Each record below should be output verbatim, without pictures.

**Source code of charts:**
-- begin --

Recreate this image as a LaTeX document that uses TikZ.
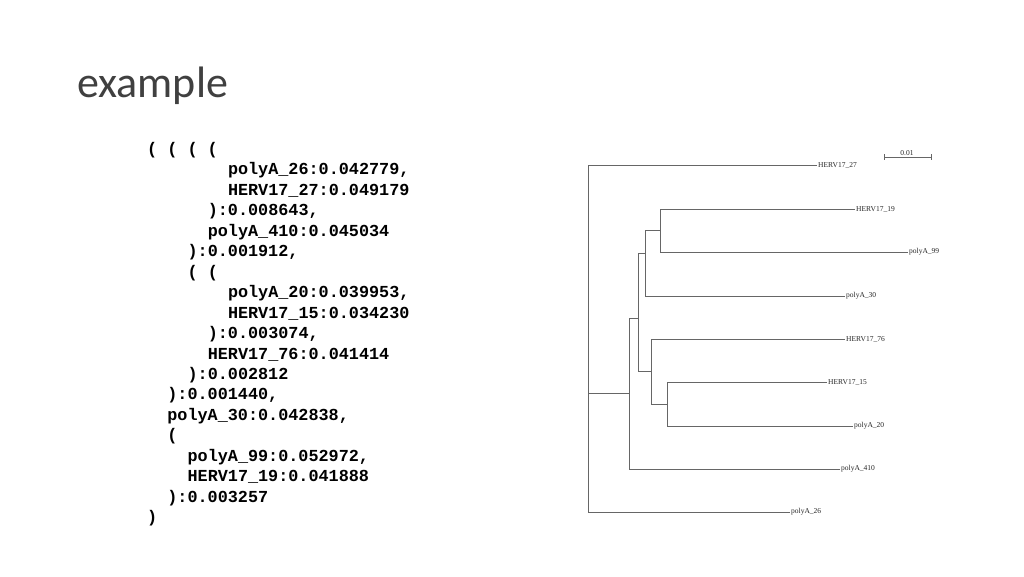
\documentclass[tikz,border=0pt]{standalone}
\usepackage{fontspec}
\setmainfont{Liberation Serif}
\newfontfamily\titlefont{Carlito}
\newfontfamily\codefont{Liberation Mono}
\begin{document}
\begin{tikzpicture}[x=1pt,y=-1pt,
  code/.style={anchor=west,inner sep=0pt,font=\codefont\bfseries\fontsize{16.8}{18}\selectfont},
  leaf/.style={anchor=west,inner sep=1pt,font=\fontsize{7.5}{8}\selectfont,text=black!85},
  br/.style={draw=black!60,line width=0.8pt}]
\useasboundingbox (0,0) rectangle (1024,576);
\node[anchor=west,inner sep=0pt,font=\titlefont\fontsize{44}{46}\selectfont,text=black!75] (title) at (77,86) {example};
\foreach \i/\c/\t in {0/0/{( ( ( (},1/8/{polyA\_26:0.042779,},2/8/{HERV17\_27:0.049179},3/6/{):0.008643,},4/6/{polyA\_410:0.045034},5/4/{):0.001912,},6/4/{( (},7/8/{polyA\_20:0.039953,},8/8/{HERV17\_15:0.034230},9/6/{):0.003074,},10/6/{HERV17\_76:0.041414},11/4/{):0.002812},12/2/{):0.001440,},13/2/{polyA\_30:0.042838,},14/2/{(},15/4/{polyA\_99:0.052972,},16/4/{HERV17\_19:0.041888},17/2/{):0.003257},18/0/{)}}
  \node[code] (l\i) at ({147+10.1*\c},{150+20.45*\i}) {\t};
% tree
\coordinate (r1) at (588,165); \coordinate (r2) at (588,512);
\draw[br] (r1) -- (r2);
\node[leaf] (h27) at (817,165) {HERV17\_27}; \draw[br] (r1) -- (h27.west);
\node[leaf] (p26) at (790,512) {polyA\_26}; \draw[br] (r2) -- (p26.west);
\coordinate (a0) at (588,393); \coordinate (a) at (629,393);
\draw[br] (a0) -- (a);
\coordinate (a1) at (629,318); \coordinate (a2) at (629,469);
\draw[br] (a1) -- (a2);
\node[leaf] (p410) at (840,469) {polyA\_410}; \draw[br] (a2) -- (p410.west);
\coordinate (b) at (638,318); \draw[br] (a1) -- (b);
\coordinate (b1) at (638,253); \coordinate (b2) at (638,371); \draw[br] (b1) -- (b2);
\coordinate (c) at (645,253); \draw[br] (b1) -- (c);
\coordinate (c1) at (645,230); \coordinate (c2) at (645,296); \draw[br] (c1) -- (c2);
\node[leaf] (p30) at (845,296) {polyA\_30}; \draw[br] (c2) -- (p30.west);
\coordinate (d) at (660,230); \draw[br] (c1) -- (d);
\coordinate (d1) at (660,209); \coordinate (d2) at (660,252); \draw[br] (d1) -- (d2);
\node[leaf] (h19) at (855,209) {HERV17\_19}; \draw[br] (d1) -- (h19.west);
\node[leaf] (p99) at (908,252) {polyA\_99}; \draw[br] (d2) -- (p99.west);
\coordinate (e) at (651,371); \draw[br] (b2) -- (e);
\coordinate (e1) at (651,339); \coordinate (e2) at (651,404); \draw[br] (e1) -- (e2);
\node[leaf] (h76) at (845,339) {HERV17\_76}; \draw[br] (e1) -- (h76.west);
\coordinate (f) at (667,404); \draw[br] (e2) -- (f);
\coordinate (f1) at (667,382); \coordinate (f2) at (667,426); \draw[br] (f1) -- (f2);
\node[leaf] (h15) at (827,382) {HERV17\_15}; \draw[br] (f1) -- (h15.west);
\node[leaf] (p20) at (853,426) {polyA\_20}; \draw[br] (f2) -- (p20.west);
% scale
\coordinate (s1) at (884,157); \coordinate (s2) at (931,157);
\draw[br] (s1) -- (s2); \draw[br] (884,154) -- (884,160); \draw[br] (931,154) -- (931,160);
\node[leaf,anchor=south] (sl) at (907,157) {0.01};
\end{tikzpicture}
\end{document}
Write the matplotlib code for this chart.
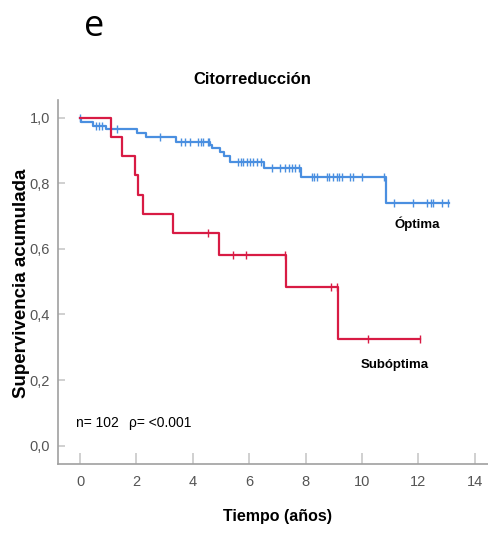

-- end --

**Exercise output:**
Recreate this image as a LaTeX document that uses TikZ.
\documentclass[tikz,border=0pt]{standalone}
\usepackage{fontspec}
\setmainfont{Liberation Serif}
\newfontfamily\titlefont{Carlito}
\newfontfamily\codefont{Liberation Mono}
\begin{document}
\begin{tikzpicture}[x=1pt,y=-1pt,
  code/.style={anchor=west,inner sep=0pt,font=\codefont\bfseries\fontsize{16.8}{18}\selectfont},
  leaf/.style={anchor=west,inner sep=1pt,font=\fontsize{7.5}{8}\selectfont,text=black!85},
  br/.style={draw=black!60,line width=0.8pt}]
\useasboundingbox (0,0) rectangle (1024,576);
\node[anchor=west,inner sep=0pt,font=\titlefont\fontsize{44}{46}\selectfont,text=black!75] (title) at (77,86) {example};
\foreach \i/\c/\t in {0/0/{( ( ( (},1/8/{polyA\_26:0.042779,},2/8/{HERV17\_27:0.049179},3/6/{):0.008643,},4/6/{polyA\_410:0.045034},5/4/{):0.001912,},6/4/{( (},7/8/{polyA\_20:0.039953,},8/8/{HERV17\_15:0.034230},9/6/{):0.003074,},10/6/{HERV17\_76:0.041414},11/4/{):0.002812},12/2/{):0.001440,},13/2/{polyA\_30:0.042838,},14/2/{(},15/4/{polyA\_99:0.052972,},16/4/{HERV17\_19:0.041888},17/2/{):0.003257},18/0/{)}}
  \node[code] (l\i) at ({147+10.1*\c},{150+20.45*\i}) {\t};
% tree
\coordinate (r1) at (588,165); \coordinate (r2) at (588,512);
\draw[br] (r1) -- (r2);
\node[leaf] (h27) at (817,165) {HERV17\_27}; \draw[br] (r1) -- (h27.west);
\node[leaf] (p26) at (790,512) {polyA\_26}; \draw[br] (r2) -- (p26.west);
\coordinate (a0) at (588,393); \coordinate (a) at (629,393);
\draw[br] (a0) -- (a);
\coordinate (a1) at (629,318); \coordinate (a2) at (629,469);
\draw[br] (a1) -- (a2);
\node[leaf] (p410) at (840,469) {polyA\_410}; \draw[br] (a2) -- (p410.west);
\coordinate (b) at (638,318); \draw[br] (a1) -- (b);
\coordinate (b1) at (638,253); \coordinate (b2) at (638,371); \draw[br] (b1) -- (b2);
\coordinate (c) at (645,253); \draw[br] (b1) -- (c);
\coordinate (c1) at (645,230); \coordinate (c2) at (645,296); \draw[br] (c1) -- (c2);
\node[leaf] (p30) at (845,296) {polyA\_30}; \draw[br] (c2) -- (p30.west);
\coordinate (d) at (660,230); \draw[br] (c1) -- (d);
\coordinate (d1) at (660,209); \coordinate (d2) at (660,252); \draw[br] (d1) -- (d2);
\node[leaf] (h19) at (855,209) {HERV17\_19}; \draw[br] (d1) -- (h19.west);
\node[leaf] (p99) at (908,252) {polyA\_99}; \draw[br] (d2) -- (p99.west);
\coordinate (e) at (651,371); \draw[br] (b2) -- (e);
\coordinate (e1) at (651,339); \coordinate (e2) at (651,404); \draw[br] (e1) -- (e2);
\node[leaf] (h76) at (845,339) {HERV17\_76}; \draw[br] (e1) -- (h76.west);
\coordinate (f) at (667,404); \draw[br] (e2) -- (f);
\coordinate (f1) at (667,382); \coordinate (f2) at (667,426); \draw[br] (f1) -- (f2);
\node[leaf] (h15) at (827,382) {HERV17\_15}; \draw[br] (f1) -- (h15.west);
\node[leaf] (p20) at (853,426) {polyA\_20}; \draw[br] (f2) -- (p20.west);
% scale
\coordinate (s1) at (884,157); \coordinate (s2) at (931,157);
\draw[br] (s1) -- (s2); \draw[br] (884,154) -- (884,160); \draw[br] (931,154) -- (931,160);
\node[leaf,anchor=south] (sl) at (907,157) {0.01};
\end{tikzpicture}
\end{document}
Write the matplotlib code for this chart.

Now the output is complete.